* **Stated exercise**: All the data must come back unchanged, except that pictures are left out.

......

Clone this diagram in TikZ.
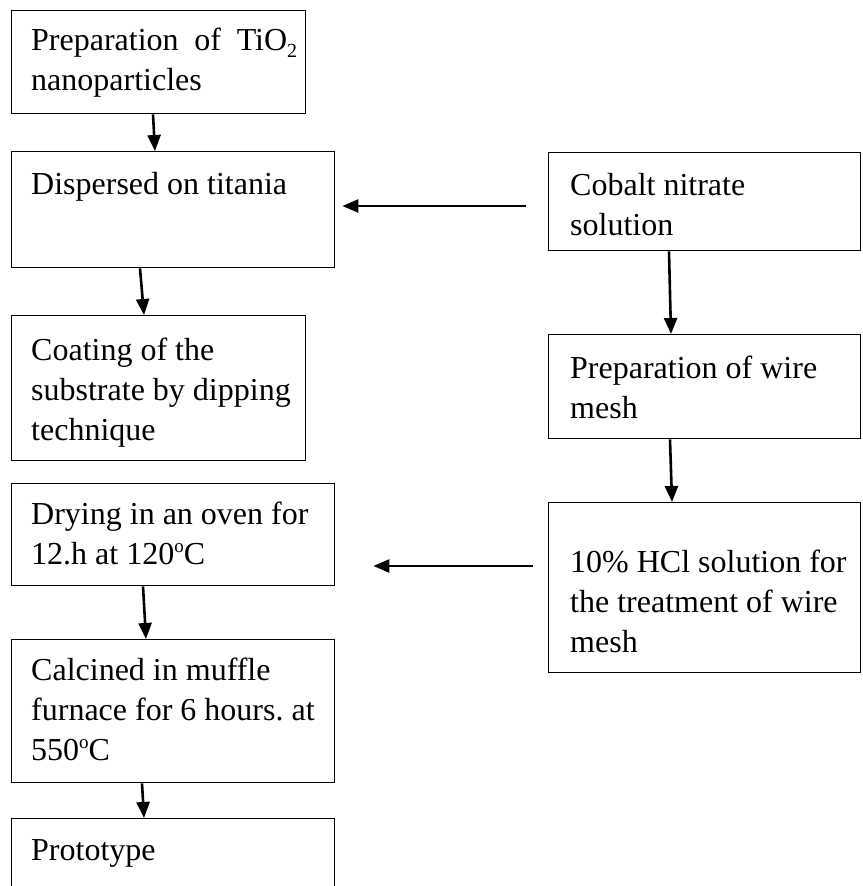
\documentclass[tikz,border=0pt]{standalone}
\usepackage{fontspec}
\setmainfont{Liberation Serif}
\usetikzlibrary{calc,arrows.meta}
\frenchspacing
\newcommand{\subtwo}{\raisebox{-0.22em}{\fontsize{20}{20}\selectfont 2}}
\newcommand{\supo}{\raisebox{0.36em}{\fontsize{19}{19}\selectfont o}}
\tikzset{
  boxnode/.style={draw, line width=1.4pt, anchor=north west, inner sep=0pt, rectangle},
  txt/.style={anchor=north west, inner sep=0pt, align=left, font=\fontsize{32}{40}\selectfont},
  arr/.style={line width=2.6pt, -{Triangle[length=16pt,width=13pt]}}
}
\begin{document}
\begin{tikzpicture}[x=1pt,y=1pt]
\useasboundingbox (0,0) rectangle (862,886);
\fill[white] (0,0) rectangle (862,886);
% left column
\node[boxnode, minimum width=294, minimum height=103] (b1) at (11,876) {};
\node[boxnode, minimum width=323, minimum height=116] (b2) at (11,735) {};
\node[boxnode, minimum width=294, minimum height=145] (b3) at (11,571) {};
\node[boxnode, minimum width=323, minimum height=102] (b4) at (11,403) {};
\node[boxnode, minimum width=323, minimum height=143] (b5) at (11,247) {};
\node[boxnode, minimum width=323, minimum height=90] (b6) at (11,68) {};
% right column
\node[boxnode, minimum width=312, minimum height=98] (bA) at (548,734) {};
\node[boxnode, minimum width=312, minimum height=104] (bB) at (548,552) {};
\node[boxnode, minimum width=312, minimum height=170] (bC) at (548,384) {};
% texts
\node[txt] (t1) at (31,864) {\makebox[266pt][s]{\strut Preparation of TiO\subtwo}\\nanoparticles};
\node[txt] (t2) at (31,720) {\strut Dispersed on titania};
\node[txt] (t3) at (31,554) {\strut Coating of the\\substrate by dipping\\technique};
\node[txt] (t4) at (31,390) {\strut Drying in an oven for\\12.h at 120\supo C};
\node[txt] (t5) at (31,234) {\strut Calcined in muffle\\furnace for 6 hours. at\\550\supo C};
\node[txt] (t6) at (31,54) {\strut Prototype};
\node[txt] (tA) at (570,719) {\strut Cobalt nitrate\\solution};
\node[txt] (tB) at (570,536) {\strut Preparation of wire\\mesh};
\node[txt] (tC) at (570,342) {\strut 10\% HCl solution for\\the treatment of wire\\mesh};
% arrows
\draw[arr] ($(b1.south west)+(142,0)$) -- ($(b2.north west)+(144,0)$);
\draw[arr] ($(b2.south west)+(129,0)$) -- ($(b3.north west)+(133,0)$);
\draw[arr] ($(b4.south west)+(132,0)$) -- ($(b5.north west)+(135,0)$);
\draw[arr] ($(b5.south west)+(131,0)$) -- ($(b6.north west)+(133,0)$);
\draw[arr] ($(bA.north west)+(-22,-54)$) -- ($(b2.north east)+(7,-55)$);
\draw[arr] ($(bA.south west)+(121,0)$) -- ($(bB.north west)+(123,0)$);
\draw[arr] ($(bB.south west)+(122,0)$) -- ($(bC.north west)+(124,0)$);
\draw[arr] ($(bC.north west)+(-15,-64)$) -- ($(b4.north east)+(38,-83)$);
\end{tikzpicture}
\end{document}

......

* **The output**:
Clone this diagram in TikZ.
\documentclass[tikz,border=0pt]{standalone}
\usepackage{fontspec}
\setmainfont{Liberation Serif}
\usetikzlibrary{calc,arrows.meta}
\frenchspacing
\newcommand{\subtwo}{\raisebox{-0.22em}{\fontsize{20}{20}\selectfont 2}}
\newcommand{\supo}{\raisebox{0.36em}{\fontsize{19}{19}\selectfont o}}
\tikzset{
  boxnode/.style={draw, line width=1.4pt, anchor=north west, inner sep=0pt, rectangle},
  txt/.style={anchor=north west, inner sep=0pt, align=left, font=\fontsize{32}{40}\selectfont},
  arr/.style={line width=2.6pt, -{Triangle[length=16pt,width=13pt]}}
}
\begin{document}
\begin{tikzpicture}[x=1pt,y=1pt]
\useasboundingbox (0,0) rectangle (862,886);
\fill[white] (0,0) rectangle (862,886);
% left column
\node[boxnode, minimum width=294, minimum height=103] (b1) at (11,876) {};
\node[boxnode, minimum width=323, minimum height=116] (b2) at (11,735) {};
\node[boxnode, minimum width=294, minimum height=145] (b3) at (11,571) {};
\node[boxnode, minimum width=323, minimum height=102] (b4) at (11,403) {};
\node[boxnode, minimum width=323, minimum height=143] (b5) at (11,247) {};
\node[boxnode, minimum width=323, minimum height=90] (b6) at (11,68) {};
% right column
\node[boxnode, minimum width=312, minimum height=98] (bA) at (548,734) {};
\node[boxnode, minimum width=312, minimum height=104] (bB) at (548,552) {};
\node[boxnode, minimum width=312, minimum height=170] (bC) at (548,384) {};
% texts
\node[txt] (t1) at (31,864) {\makebox[266pt][s]{\strut Preparation of TiO\subtwo}\\nanoparticles};
\node[txt] (t2) at (31,720) {\strut Dispersed on titania};
\node[txt] (t3) at (31,554) {\strut Coating of the\\substrate by dipping\\technique};
\node[txt] (t4) at (31,390) {\strut Drying in an oven for\\12.h at 120\supo C};
\node[txt] (t5) at (31,234) {\strut Calcined in muffle\\furnace for 6 hours. at\\550\supo C};
\node[txt] (t6) at (31,54) {\strut Prototype};
\node[txt] (tA) at (570,719) {\strut Cobalt nitrate\\solution};
\node[txt] (tB) at (570,536) {\strut Preparation of wire\\mesh};
\node[txt] (tC) at (570,342) {\strut 10\% HCl solution for\\the treatment of wire\\mesh};
% arrows
\draw[arr] ($(b1.south west)+(142,0)$) -- ($(b2.north west)+(144,0)$);
\draw[arr] ($(b2.south west)+(129,0)$) -- ($(b3.north west)+(133,0)$);
\draw[arr] ($(b4.south west)+(132,0)$) -- ($(b5.north west)+(135,0)$);
\draw[arr] ($(b5.south west)+(131,0)$) -- ($(b6.north west)+(133,0)$);
\draw[arr] ($(bA.north west)+(-22,-54)$) -- ($(b2.north east)+(7,-55)$);
\draw[arr] ($(bA.south west)+(121,0)$) -- ($(bB.north west)+(123,0)$);
\draw[arr] ($(bB.south west)+(122,0)$) -- ($(bC.north west)+(124,0)$);
\draw[arr] ($(bC.north west)+(-15,-64)$) -- ($(b4.north east)+(38,-83)$);
\end{tikzpicture}
\end{document}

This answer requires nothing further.